Moreover, her particular record would raise significant red flags as a job applicant for even a mid-level management position in any organization, much less the White House: during her tenure running the Center for American Progress, she reportedly outed a sexual harassment victim and physically assaulted an employee. While she was running the organization, CAP raked in corporate and foreign government cash and a report was revised in a way that helped a billionaire donor avoid scrutiny of his bigoted policing policy. Critics allege that Tanden busted a union of journalists. And she floated social security cuts when Democrats in Congress were trying to stop them.
Even if you discount Tanden’s infamous statement about Libya and oil, as well as her vicious crusade against Senator Bernie Sanders and the progressive base of the Democratic party, all of these other items would seem to disqualify Tanden for a job atop a Democratic administration that claims to respect expertise and want to protect women, workers’ rights, social programs and government ethics.

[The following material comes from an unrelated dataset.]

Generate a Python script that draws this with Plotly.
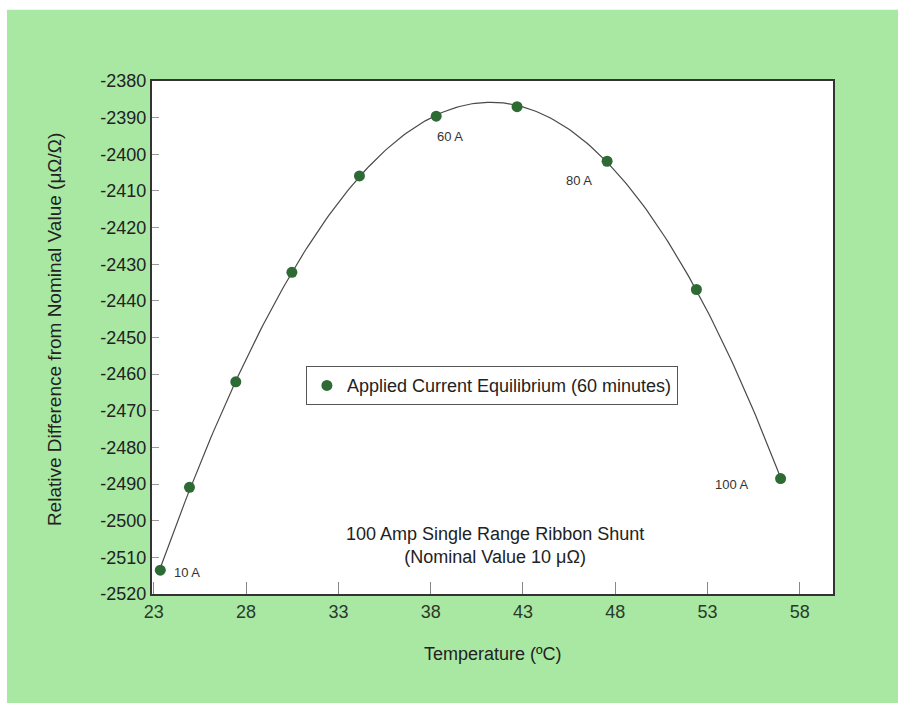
import numpy as np
import plotly.graph_objects as go

# Data
temperature = [23.35, 24.93, 27.44, 30.48, 34.14, 38.30, 42.68, 47.56, 52.40, 56.96]
rel_diff = [-2513.5, -2490.9, -2462.1, -2432.2, -2405.9, -2389.6, -2387.0, -2401.9, -2436.9, -2488.5]
point_labels = ["10 A", "", "", "", "", "60 A", "", "80 A", "", "100 A"]
x_ticks = [23, 28, 33, 38, 43, 48, 53, 58]
y_ticks = [-2520, -2510, -2500, -2490, -2480, -2470, -2460, -2450, -2440, -2430,
           -2420, -2410, -2400, -2390, -2380]
y_ticktext = [str(v) for v in y_ticks]  # plain hyphen minus

GREEN = "#a9e8a2"
FONT = "Liberation Sans, Arial, sans-serif"

# smooth fitted curve through the measurements
coef = np.polyfit(temperature, rel_diff, 3)
xs = np.linspace(min(temperature), max(temperature), 200)
ys = np.polyval(coef, xs)

fig = go.Figure()
fig.add_trace(go.Scatter(x=xs, y=ys, mode="lines", line=dict(color="#4a4a4a", width=1.2),
                         showlegend=False, hoverinfo="skip"))
fig.add_trace(go.Scatter(x=temperature, y=rel_diff, mode="markers",
                         marker=dict(color="#2d6a34", size=11),
                         name="Applied Current Equilibrium (60 minutes)"))

# label offsets (pixels) for current labels
offsets = {"10 A": (27, 2), "60 A": (14, 20), "80 A": (-28, 19), "100 A": (-49, 6)}
for t, v, lab in zip(temperature, rel_diff, point_labels):
    if lab:
        dx, dy = offsets[lab]
        fig.add_annotation(x=t, y=v, text=lab, showarrow=False, xshift=dx, yshift=-dy,
                           font=dict(size=13, color="#333333", family=FONT))

fig.add_annotation(x=0.504, y=0.0955, xref="paper", yref="paper", xanchor="center",
                   yanchor="middle",
                   text="100 Amp Single Range Ribbon Shunt<br>(Nominal Value 10 μΩ)",
                   showarrow=False, align="center",
                   font=dict(size=18, color="#222222", family=FONT))

# axis titles
fig.add_annotation(x=-0.142, y=0.515, xref="paper", yref="paper", xanchor="center",
                   yanchor="middle",
                   text="Relative Difference from Nominal Value (μΩ/Ω)",
                   textangle=-90, showarrow=False,
                   font=dict(size=19, color="#222222", family=FONT))
fig.add_annotation(x=0.5, y=-0.117, xref="paper", yref="paper", xanchor="center",
                   yanchor="middle",
                   text="Temperature (ºC)", showarrow=False,
                   font=dict(size=18, color="#222222", family=FONT))

# white strips of the scanned page
fig.add_shape(type="rect", xref="paper", yref="paper", x0=-0.3, x1=-0.213, y0=-0.3, y1=1.3,
              fillcolor="white", line_width=0, layer="above")
fig.add_shape(type="rect", xref="paper", yref="paper", x0=-0.3, x1=1.2, y0=1.139, y1=1.3,
              fillcolor="white", line_width=0, layer="above")

fig.update_layout(
    width=898, height=703,
    margin=dict(l=152, r=65, t=81, b=109),
    paper_bgcolor=GREEN, plot_bgcolor="white",
    font=dict(family=FONT, size=18, color="#222222"),
    legend=dict(x=0.226, y=0.444, xanchor="left", yanchor="top",
                bgcolor="white", bordercolor="#555555", borderwidth=1,
                font=dict(size=18, family=FONT, color="#222222")),
    xaxis=dict(range=[22.9, 59.8], tickvals=x_ticks, ticks="inside", ticklen=12,
               tickcolor="#888888", showgrid=False, zeroline=False,
               showline=True, mirror=True, linecolor="#333333", linewidth=2,
               tickfont=dict(size=18, color="#2a3a2a")),
    yaxis=dict(range=[-2520, -2380], tickvals=y_ticks, ticktext=y_ticktext,
               ticks="inside", ticklen=7,
               tickcolor="#999999", showgrid=False, zeroline=False,
               showline=True, mirror=True, linecolor="#333333", linewidth=2,
               tickfont=dict(size=18)),
)

fig.write_html("out.html")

The motives here are unstated but obvious: nobody in either party or in the Washington media wants to center Tanden’s nomination on her actual record, because if that record becomes disqualifying for career advancement in Washington, it could set a precedent jeopardizing the personal career prospects of every creature slithering through the Washington swamp.
Indeed, if corruption, mismanagement, bullying, union busting and let-them-eat-cake-style austerity ideology are suddenly perceived negatively, then all the real-life Veep characters in Washington – the politicians, operatives and media elites who’ve spent their whole lives angling for fancy White House titles – could be out of luck.